I am pretty sure that it isn't really a thing.

All of us anarcho-capitalists beg to differ.

Really. It is just putting together two opposite meaning words

Anarchy is categorized by a lack of rulers\the state. Capitalism is a system whereby the means of production are privately owned. There is no inherent contradiction.

Libertarianism fundamentally believes in government

Other than all those libertarians that don't fundamentally believe in government, you mean.

Comment Re:Libertarian nirvana (Score 1) 534

I do agree that the logical end of libertarianism is anarcho-capitalism. That's the old joke:

Q: What the difference between a libertarian and an anarchist?
A: About six months!

The rest of your post amount to "Your views are extreme, therefore they are incorrect", which is simply an appeal to moderation, so I'm not certain exactly what it is I'm supposed to respond with.

"Nuh uh"?

Comment Re:Libertarian nirvana (Score 1) 534

Be mindful of how you use "libertarian". Most libertarians believe in a small government that executes a limited number of duties, including police, courts, and military, and thus your statement is directed towards the wrong group. The group you're looking for is "anarchists".

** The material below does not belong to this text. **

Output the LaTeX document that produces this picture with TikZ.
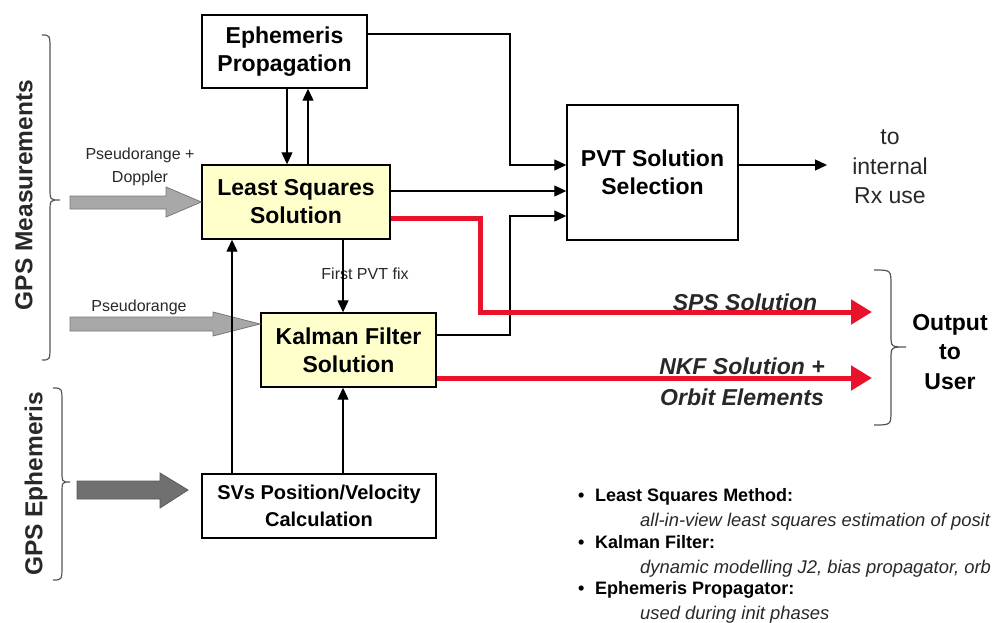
\documentclass[tikz,border=0pt]{standalone}
\usepackage{fontspec}
\setmainfont{Liberation Sans}
\usetikzlibrary{arrows.meta,calc}
\definecolor{boxyellow}{RGB}{255,255,204}
\definecolor{redline}{RGB}{234,18,42}
\definecolor{lightarrow}{RGB}{168,168,168}
\definecolor{lightedge}{RGB}{120,120,120}
\definecolor{darkarrow}{RGB}{112,112,112}
\definecolor{bracegray}{RGB}{85,85,85}
\definecolor{txtgray}{RGB}{40,40,40}
\begin{document}
\begin{tikzpicture}[x=1pt,y=-1pt,
  blk/.style={draw=black, line width=1.4pt, align=center, inner sep=0pt,
    font=\bfseries\fontsize{23}{28}\selectfont},
  conn/.style={draw=black, line width=1.2pt, -{Triangle[length=12pt,width=11pt]}},
  redarrow/.style={draw=redline, line width=5pt, -{Triangle[length=21pt,width=24pt]}},
  lbl/.style={font=\fontsize{16}{23}\selectfont, text=txtgray, align=center, inner sep=0pt},
  brc/.style={draw=bracegray, line width=1.2pt},
  bigtxt/.style={font=\bfseries\fontsize{23}{29.5}\selectfont, align=center, inner sep=0pt},
  redtxt/.style={font=\bfseries\itshape\fontsize{23}{31}\selectfont, align=center, inner sep=0pt, text=txtgray},
  bul/.style={anchor=base west, inner sep=0pt, font=\bfseries\fontsize{18}{22}\selectfont},
  bulit/.style={anchor=base west, inner sep=0pt, font=\itshape\fontsize{18.4}{22}\selectfont, text=txtgray}
]
\useasboundingbox (0,0) rectangle (992,622);

% helper coordinates
\coordinate (xa) at (287,0);
\coordinate (xb) at (308,0);
\coordinate (xc) at (232,0);
\coordinate (xd) at (343,0);
\coordinate (xe) at (510,0);
\coordinate (xr) at (480,0);
\coordinate (ya) at (0,34);
\coordinate (yb) at (0,165);
\coordinate (yc) at (0,191);
\coordinate (yd) at (0,216);
\coordinate (yk) at (0,335);
\coordinate (yr1) at (0,218);
\coordinate (yr2) at (0,378);
\coordinate (ysps) at (0,312);
\coordinate (spsend) at (872,312);
\coordinate (nkfend) at (872,378);
\coordinate (rxend) at (827,165);

% boxes
\node[blk, minimum width=165pt, minimum height=73pt] (eph) at (284.5,51.5) {Ephemeris\\Propagation};
\node[blk, fill=boxyellow, minimum width=188pt, minimum height=74pt] (lsq) at (296,202) {Least Squares\\Solution};
\node[blk, fill=boxyellow, minimum width=175pt, minimum height=74pt] (kal) at (348.5,350) {Kalman Filter\\Solution};
\node[blk, font=\bfseries\fontsize{20}{27}\selectfont, minimum width=234pt, minimum height=64pt] (svs) at (319,506) {SVs Position/Velocity\\Calculation};
\node[blk, minimum width=171pt, minimum height=135pt] (pvt) at (652.5,172.5) {PVT Solution\\Selection};

% block input arrows
\filldraw[fill=lightarrow, draw=lightedge, line width=0.8pt]
  (70,196) -- (166,196) -- (166,187) -- (lsq.west) -- (166,217) -- (166,209) -- (70,209) -- cycle;
\filldraw[fill=lightarrow, draw=lightedge, line width=0.8pt]
  (70,317) -- (213,317) -- (213,312) -- (260,324) -- (213,336) -- (213,331) -- (70,331) -- cycle;
\filldraw[fill=darkarrow, draw=darkarrow!80!black, line width=0.8pt]
  (77,481) -- (160,481) -- (160,473) -- (188,490) -- (160,508) -- (160,499) -- (77,499) -- cycle;

% labels
\node[lbl] (pd) at (140,166.5) {Pseudorange +\\Doppler};
\node[lbl] (pr) at (139,307) {Pseudorange};
\node[lbl] (fix) at (365,274) {First PVT fix};

% connectors
\draw[conn] (eph.south -| xa) -- (lsq.north -| xa);
\draw[conn] (lsq.north -| xb) -- (eph.south -| xb);
\draw[conn] (lsq.south -| xd) -- (kal.north -| xd);
\draw[conn] (svs.north -| xc) -- (lsq.south -| xc);
\draw[conn] (svs.north -| xd) -- (kal.south -| xd);
\draw[conn] (eph.east |- ya) -| (xe |- yb) -- (pvt.west |- yb);
\draw[conn] (lsq.east |- yc) -- (pvt.west |- yc);
\draw[conn] (kal.east |- yk) -| (xe |- yd) -- (pvt.west |- yd);
\draw[conn] (pvt.east |- yb) -- (rxend);

% red outputs
\draw[redarrow] (lsq.east |- yr1) -| (xr |- ysps) -- (spsend);
\draw[redarrow] (kal.east |- yr2) -- (nkfend);

\node[redtxt] (sps) at (745,302) {SPS Solution};
\node[redtxt] (nkf) at (742,381.5) {NKF Solution +\\Orbit Elements};

% right texts
\node[font=\fontsize{23}{29.5}\selectfont, align=center, inner sep=0pt, text=txtgray] (rx) at (890,167) {to\\internal\\Rx use};
\node[bigtxt] (out) at (950,352) {Output\\to\\User};

% braces
\draw[brc] (874,270) .. controls (891,270) .. (891,285) -- (891,335)
  .. controls (891,347) .. (906,347) .. controls (891,347) .. (891,359)
  -- (891,410) .. controls (891,425) .. (874,425);
\draw[brc] (42,35) .. controls (50,35) .. (50,50) -- (50,188)
  .. controls (50,200) .. (60,200) .. controls (50,200) .. (50,212)
  -- (50,345) .. controls (50,360) .. (42,360);
\draw[brc] (53,388) .. controls (62,388) .. (62,403) -- (62,470)
  .. controls (62,482) .. (70,482) .. controls (62,482) .. (62,494)
  -- (62,565) .. controls (62,580) .. (53,580);

\node[rotate=90, font=\bfseries\fontsize{24.5}{29}\selectfont, inner sep=0pt, text=txtgray] (gpsm) at (24,195) {GPS Measurements};
\node[rotate=90, font=\bfseries\fontsize{24.5}{29}\selectfont, inner sep=0pt, text=txtgray] (gpse) at (36,484) {GPS Ephemeris};

% bullet list (texts as printed, cut by the right edge in the reference)
\node[bul] (b1) at (578,501.5) {\makebox[17pt][l]{\textbullet}Least Squares Method:};
\node[bulit] (b2) at (640,526.5) {all-in-view least squares estimation of posit};
\node[bul] (b3) at (578,548.5) {\makebox[17pt][l]{\textbullet}Kalman Filter:};
\node[bulit] (b4) at (640,573.5) {dynamic modelling J2, bias propagator, orb};
\node[bul] (b5) at (578,594.5) {\makebox[17pt][l]{\textbullet}Ephemeris Propagator:};
\node[bulit] (b6) at (640,619.5) {used during init phases};
\end{tikzpicture}
\end{document}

Be mindful of how you use "privatize". Trading an unaccountable, public monopoly that feeds off the taxpayers for an unaccountable, private monopoly that feeds off the taxpayers is not true privatization.

As an anarchist myself, this is obviously not what we mean when we say we want to privatize police. Once the police are (a) voluntarily funded and (b) no longer given a government-backed monopoly on security services, then you can declare an anarchist nirvana. :)

Comment Re:An experiment in motion (Score 3, Informative) 480

1. They are already "increasing the money supply". They simply don't have enough physical bills now to hand out all the digital money they are inventing.
2. A fiat currency controlled by a state apparatus is not a "free market", no matter which direction they end up choosing.

Comment Re:Pre-election laws (Score 1) 339

First, thank you for much better edge cases than the usual "fire in a crowded theater!" and "slander!". Yours are much more interesting to talk about.

The nuclear example is the easiest to dispose of, since it involves an actual property crime (essentially trespassing).

The others are trickier, but I think the distinction in question isn't about what they did or didn't say, but rather that they aided and abetted an actual property crime. For example, we prosecute the driver of the get-away car just as much as we prosecute the people who actually rob the bank at gun point. This isn't because driving people around is illegal or requires close scrutiny, but because they were knowingly a party to an actual property crime.

Or, for a similar example involving speech, imagine that I pull a gun on you in a darkened alley and say "Your money or your life." Obviously a crime, right? Now add that we happen to be actors in a movie and I am reading from a script when I do so. Obviously not a crime. That is to say, it's not the speech that makes such a thing a crime, it's the actual property crime behind it that does so.

From that perspective, we can see that slander and libel should not properly be considered crimes, since there is no property crime to back them up (you can't have a property right in your reputation, since that exists solely in the minds of others). It's the same with calling Mohammed a pedophile, telling the king of Thailand to piss off, or simply transmitting information to the public at large about how to build a bomb from household ingredients.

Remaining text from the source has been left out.